> [EXERCISE BRIEF] Quote the records exactly, starting at the first line and stopping after the line with "var yTicks = [0, 10, 20, 30, 40, 50, 60];"; skip the pictures.

> [GIVEN INFORMATION]
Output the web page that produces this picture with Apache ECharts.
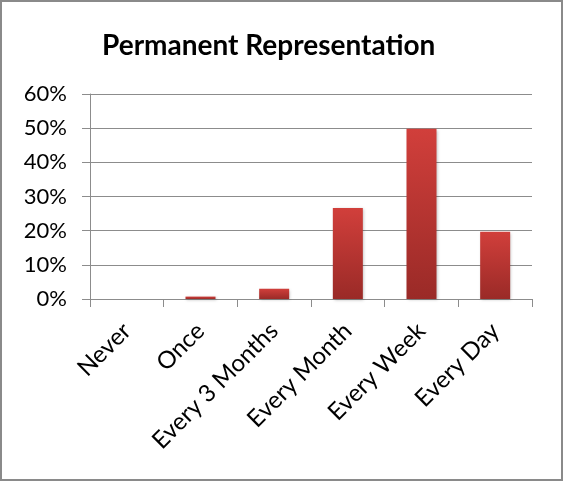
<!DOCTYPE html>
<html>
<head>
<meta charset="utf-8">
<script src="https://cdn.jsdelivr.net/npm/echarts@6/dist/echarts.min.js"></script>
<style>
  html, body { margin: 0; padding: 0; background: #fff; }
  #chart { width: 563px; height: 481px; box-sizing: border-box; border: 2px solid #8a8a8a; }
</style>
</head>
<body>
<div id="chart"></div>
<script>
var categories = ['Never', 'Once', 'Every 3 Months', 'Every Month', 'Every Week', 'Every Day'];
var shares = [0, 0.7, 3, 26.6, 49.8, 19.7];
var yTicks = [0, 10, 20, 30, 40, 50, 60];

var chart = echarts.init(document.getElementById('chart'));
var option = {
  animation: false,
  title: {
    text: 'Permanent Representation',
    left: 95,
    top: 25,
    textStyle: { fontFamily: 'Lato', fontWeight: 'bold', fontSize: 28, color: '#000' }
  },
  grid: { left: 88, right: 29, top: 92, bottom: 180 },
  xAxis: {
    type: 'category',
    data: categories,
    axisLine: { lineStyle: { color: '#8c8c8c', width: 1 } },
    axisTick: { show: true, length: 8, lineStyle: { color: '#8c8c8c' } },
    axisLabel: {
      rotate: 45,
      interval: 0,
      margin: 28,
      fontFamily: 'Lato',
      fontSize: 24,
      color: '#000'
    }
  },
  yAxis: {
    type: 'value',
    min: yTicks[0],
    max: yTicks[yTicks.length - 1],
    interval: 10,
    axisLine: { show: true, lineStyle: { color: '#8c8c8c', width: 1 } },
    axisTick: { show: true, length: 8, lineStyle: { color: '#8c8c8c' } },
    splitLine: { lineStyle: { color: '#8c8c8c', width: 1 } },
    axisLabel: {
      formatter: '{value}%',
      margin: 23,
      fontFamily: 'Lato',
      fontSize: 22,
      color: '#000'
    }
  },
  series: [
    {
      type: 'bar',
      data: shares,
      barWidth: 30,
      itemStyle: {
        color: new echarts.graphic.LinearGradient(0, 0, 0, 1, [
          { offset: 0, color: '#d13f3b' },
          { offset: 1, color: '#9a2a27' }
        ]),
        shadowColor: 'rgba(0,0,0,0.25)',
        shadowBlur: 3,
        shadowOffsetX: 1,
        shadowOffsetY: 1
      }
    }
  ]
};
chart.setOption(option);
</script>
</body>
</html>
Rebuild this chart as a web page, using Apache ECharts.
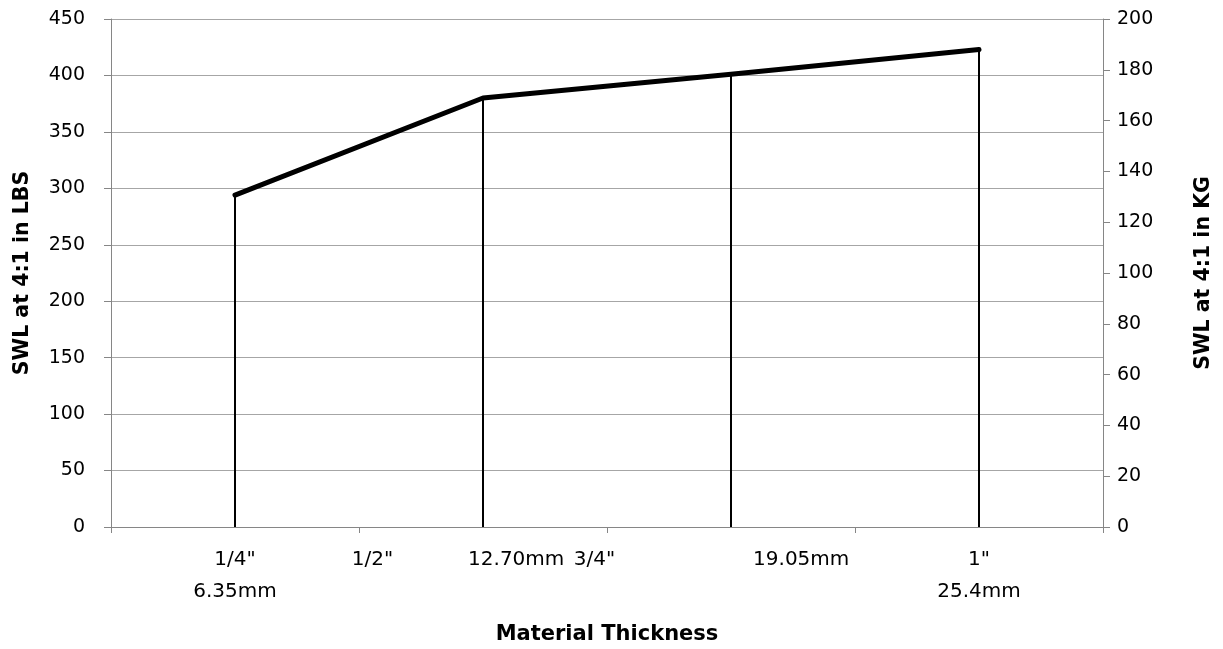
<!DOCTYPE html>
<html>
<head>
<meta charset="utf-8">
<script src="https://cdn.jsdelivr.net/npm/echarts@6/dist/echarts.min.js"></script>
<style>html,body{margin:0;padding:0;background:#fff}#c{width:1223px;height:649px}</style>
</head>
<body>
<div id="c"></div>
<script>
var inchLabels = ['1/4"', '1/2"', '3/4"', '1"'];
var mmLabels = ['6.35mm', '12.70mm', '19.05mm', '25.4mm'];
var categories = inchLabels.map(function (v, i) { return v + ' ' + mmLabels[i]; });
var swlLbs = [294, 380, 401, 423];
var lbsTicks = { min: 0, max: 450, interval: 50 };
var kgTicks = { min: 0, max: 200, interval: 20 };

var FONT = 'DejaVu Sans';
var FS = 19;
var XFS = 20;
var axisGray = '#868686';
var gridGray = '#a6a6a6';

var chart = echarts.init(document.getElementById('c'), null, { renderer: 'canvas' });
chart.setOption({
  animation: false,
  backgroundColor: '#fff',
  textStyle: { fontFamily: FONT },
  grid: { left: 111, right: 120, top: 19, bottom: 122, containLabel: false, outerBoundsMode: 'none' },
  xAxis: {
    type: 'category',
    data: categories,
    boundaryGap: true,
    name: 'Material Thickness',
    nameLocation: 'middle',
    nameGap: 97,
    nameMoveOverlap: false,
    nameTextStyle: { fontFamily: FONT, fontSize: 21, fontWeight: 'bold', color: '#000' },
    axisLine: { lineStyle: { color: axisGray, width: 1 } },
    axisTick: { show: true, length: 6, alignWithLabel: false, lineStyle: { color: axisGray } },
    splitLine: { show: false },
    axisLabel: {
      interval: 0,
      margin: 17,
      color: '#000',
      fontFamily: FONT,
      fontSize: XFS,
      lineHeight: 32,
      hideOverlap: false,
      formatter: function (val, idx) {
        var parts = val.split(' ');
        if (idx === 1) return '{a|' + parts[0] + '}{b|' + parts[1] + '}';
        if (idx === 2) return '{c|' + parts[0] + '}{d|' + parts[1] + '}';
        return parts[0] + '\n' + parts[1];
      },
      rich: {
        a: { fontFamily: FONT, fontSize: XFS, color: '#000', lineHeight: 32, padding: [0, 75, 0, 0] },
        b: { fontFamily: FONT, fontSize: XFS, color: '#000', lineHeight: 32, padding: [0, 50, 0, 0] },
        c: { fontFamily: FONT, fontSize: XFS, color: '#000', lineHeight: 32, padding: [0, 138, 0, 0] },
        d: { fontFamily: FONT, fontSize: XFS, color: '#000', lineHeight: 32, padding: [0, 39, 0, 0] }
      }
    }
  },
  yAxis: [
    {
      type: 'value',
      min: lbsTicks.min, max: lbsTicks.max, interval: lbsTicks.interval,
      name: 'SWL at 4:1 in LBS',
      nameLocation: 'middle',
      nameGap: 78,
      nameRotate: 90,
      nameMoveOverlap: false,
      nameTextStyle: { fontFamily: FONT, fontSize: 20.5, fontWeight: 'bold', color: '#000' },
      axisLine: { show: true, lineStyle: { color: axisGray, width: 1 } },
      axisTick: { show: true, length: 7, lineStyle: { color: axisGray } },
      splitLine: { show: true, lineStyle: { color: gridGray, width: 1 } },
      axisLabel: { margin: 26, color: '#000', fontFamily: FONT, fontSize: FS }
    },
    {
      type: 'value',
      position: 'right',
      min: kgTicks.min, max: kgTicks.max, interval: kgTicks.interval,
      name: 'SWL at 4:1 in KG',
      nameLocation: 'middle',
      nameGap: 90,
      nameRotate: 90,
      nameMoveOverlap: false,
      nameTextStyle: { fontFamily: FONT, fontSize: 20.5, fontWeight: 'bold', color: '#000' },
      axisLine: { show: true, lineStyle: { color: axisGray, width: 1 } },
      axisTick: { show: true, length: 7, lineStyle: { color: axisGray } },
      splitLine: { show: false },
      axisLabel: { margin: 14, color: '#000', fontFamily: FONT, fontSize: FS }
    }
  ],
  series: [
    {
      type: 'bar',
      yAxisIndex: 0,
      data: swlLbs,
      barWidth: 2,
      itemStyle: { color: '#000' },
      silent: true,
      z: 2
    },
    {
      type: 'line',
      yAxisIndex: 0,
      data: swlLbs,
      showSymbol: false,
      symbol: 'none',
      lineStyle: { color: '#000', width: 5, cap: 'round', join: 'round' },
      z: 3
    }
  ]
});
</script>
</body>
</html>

> [CORRECT RESULT]
Output the web page that produces this picture with Apache ECharts.
<!DOCTYPE html>
<html>
<head>
<meta charset="utf-8">
<script src="https://cdn.jsdelivr.net/npm/echarts@6/dist/echarts.min.js"></script>
<style>
  html, body { margin: 0; padding: 0; background: #fff; }
  #chart { width: 563px; height: 481px; box-sizing: border-box; border: 2px solid #8a8a8a; }
</style>
</head>
<body>
<div id="chart"></div>
<script>
var categories = ['Never', 'Once', 'Every 3 Months', 'Every Month', 'Every Week', 'Every Day'];
var shares = [0, 0.7, 3, 26.6, 49.8, 19.7];
var yTicks = [0, 10, 20, 30, 40, 50, 60];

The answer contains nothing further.